Downstream Egypt fears the Grand Ethiopian Renaissance Dam, also known as Gerd, will significantly reduce its share of the Nile waters, on which it depends for more than 90 per cent of its fresh water needs.
A sizeable reduction, it has said, would wipe out hundreds of thousands of jobs and upend its delicate domestic food security. Egypt has described the dispute with Ethiopia as an “existential issue.”
Using a video link to address an international meeting on water in Cairo, Mr El Sisi said Egypt was among the world’s most “water poor” countries. The annual per capita share of water for Egypt’s 100 million people stands at 560 cubic meters, or about half the 1,000 cubic meters the UN has set as the threshold of water poverty, he said.
“Egypt is among the worst drought-hit countries with one of the smallest rainfall averages, that in turn leads to an almost exclusive dependence on the Nile waters,” he said.
“I would like to emphasise that we are looking to reach, as soon as possible and without further delay, a balanced and legally-binding agreement on this,” he said.
He said Egypt would like to see Ethiopia using the dam to fulfil its development aspirations, but with water, social and environmental consequences on his country and fellow downstream ally Sudan kept at a minimum.
Egypt and Sudan have been engaged in on-and-off negotiations with Ethiopia over the Gerd for a decade without reaching a deal. Their last round of African union-sponsored negotiations was held in April in the Democratic Republic of Congo until it broke down amid acrimonious exchanges.

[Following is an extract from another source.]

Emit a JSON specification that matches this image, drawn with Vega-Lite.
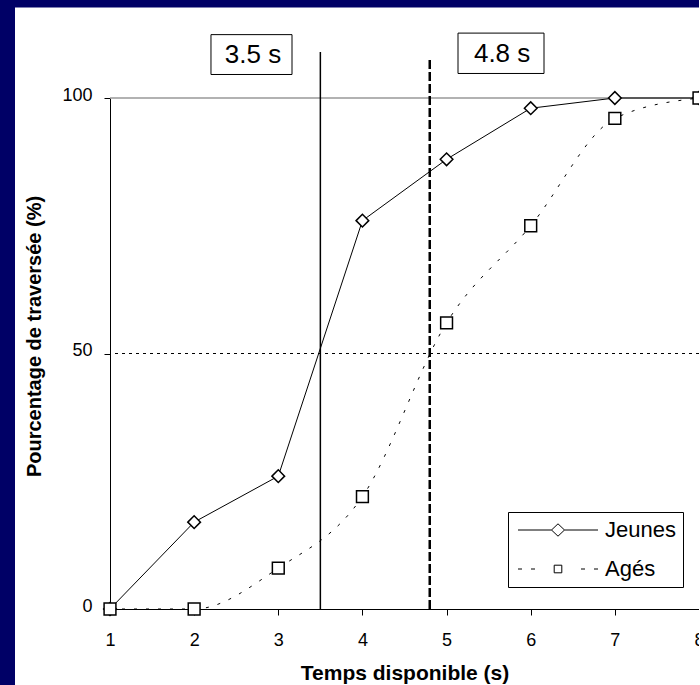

Ethiopia has repeatedly sought to reassure Egypt and Sudan that they would not be harmed by the Gerd. At the same time, it has insisted that it would agree to guidelines on the operation and filling of the dame, not a legally-binding agreement as Khartoum and Cairo demand. Ethiopia has also rejected their offer of involving the UN, the US, the EU and the African Union in the talks.
Mr El Sisi told Sunday’s meeting that Egypt intends to spend at least $50 billion until 2037 to better manage and increase its water resources.
The funds, which he said could double, would be spent on improving water treatment centres, developing new water sources through desalination and making better use of irrigation water.